» Task objective: Everything from the first line of the data below through the line that contains "plt.rcParams['font.family'] = ['Liberation" should be written out exactly, please, and nothing more; the pictures stay out.

» Information provided:
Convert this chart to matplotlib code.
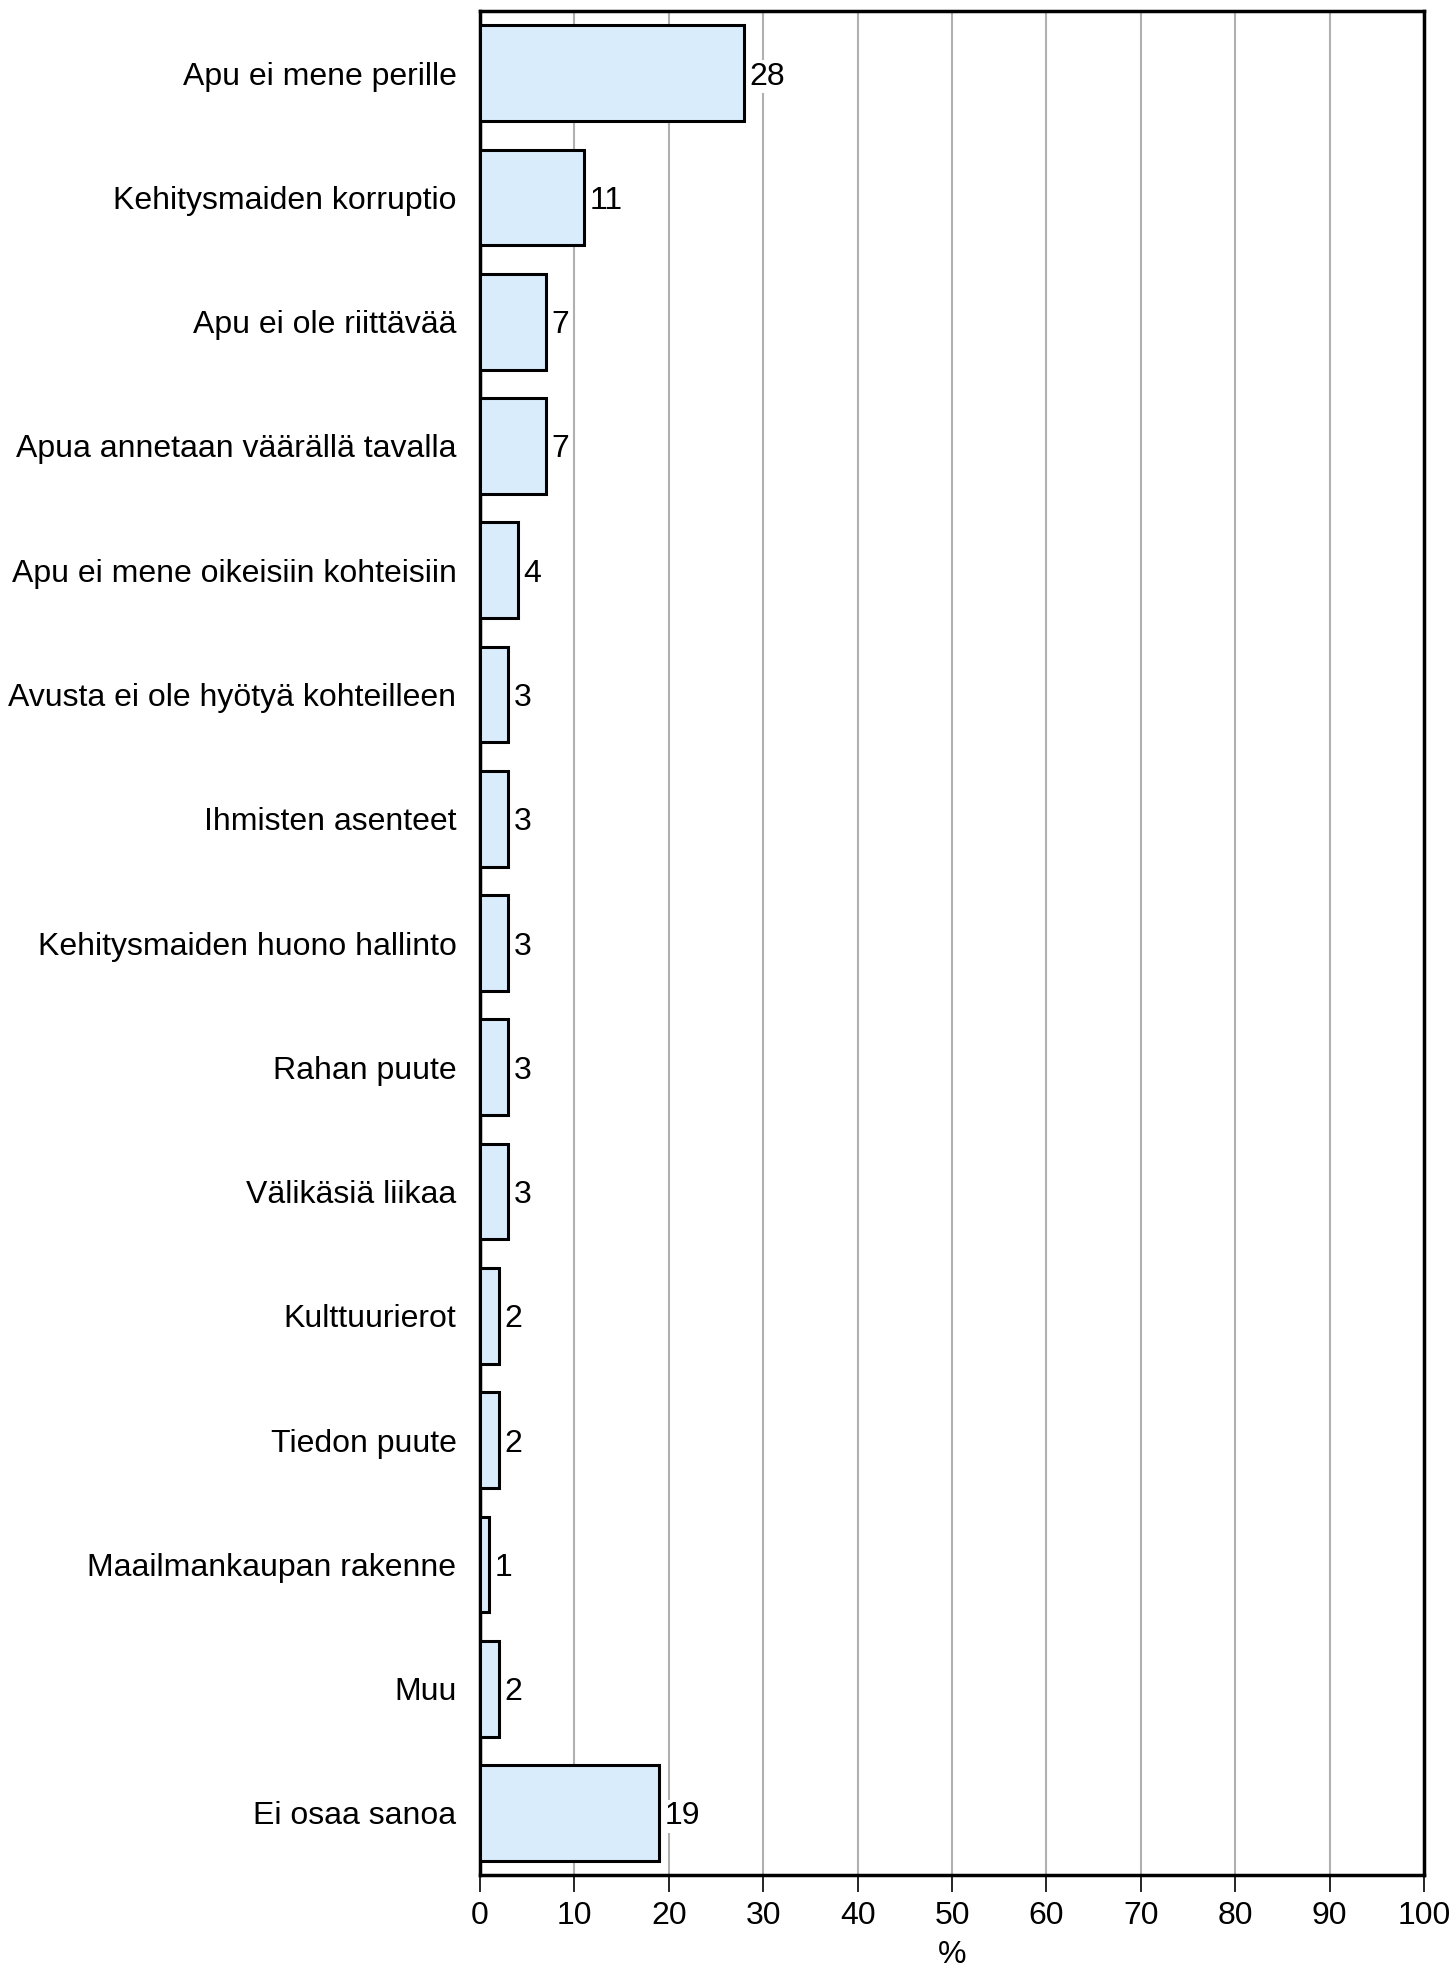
import matplotlib.pyplot as plt
import numpy as np

plt.rcParams['font.family'] = ['Liberation Sans', 'DejaVu Sans']

categories = [
    'Apu ei mene perille',
    'Kehitysmaiden korruptio',
    'Apu ei ole riittävää',
    'Apua annetaan väärällä tavalla',
    'Apu ei mene oikeisiin kohteisiin',
    'Avusta ei ole hyötyä kohteilleen',
    'Ihmisten asenteet',
    'Kehitysmaiden huono hallinto',
    'Rahan puute',
    'Välikäsiä liikaa',
    'Kulttuurierot',
    'Tiedon puute',
    'Maailmankaupan rakenne',
    'Muu',
    'Ei osaa sanoa',
]
values = [28, 11, 7, 7, 4, 3, 3, 3, 3, 3, 2, 2, 1, 2, 19]
x_ticks = list(range(0, 101, 10))

fig = plt.figure(figsize=(14.51, 19.75), dpi=100)
ax = fig.add_axes([0.3308, 0.0506, 0.9814 - 0.3308, 0.9944 - 0.0506])

y = np.arange(len(categories))
bars = ax.barh(y, values, height=0.77, color='#d9ecfc',
               edgecolor='black', linewidth=2.2, zorder=3)

# value labels sit on a white patch so the grid line is broken behind them
labels = ax.bar_label(bars, labels=[str(v) for v in values], padding=4,
                      fontsize=23, zorder=4)
for t in labels:
    t.set_va('center_baseline')
    t.set_bbox(dict(facecolor='white', edgecolor='none', pad=1))

ax.set_ylim(len(categories) - 0.5, -0.5)
ax.set_yticks(y)
ax.set_yticklabels(categories, fontsize=23)
ax.tick_params(axis='y', length=0, pad=17)

ax.set_xlim(0, 100)
ax.set_xticks(x_ticks)
ax.set_xticklabels([str(v) for v in x_ticks], fontsize=23)
ax.tick_params(axis='x', direction='out', length=12, width=1.2, pad=7)
ax.set_xlabel('%', fontsize=23, labelpad=6)

ax.xaxis.grid(True, color='#b0b0b0', linewidth=1.5, zorder=0)
ax.set_axisbelow(True)

for side in ['left', 'right', 'top', 'bottom']:
    ax.spines[side].set_color('black')
    ax.spines[side].set_linewidth(2.5)

fig.savefig('out.png', dpi=100)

» Finished answer:
Convert this chart to matplotlib code.
import matplotlib.pyplot as plt
import numpy as np

plt.rcParams['font.family'] = ['Liberation Sans', 'DejaVu Sans']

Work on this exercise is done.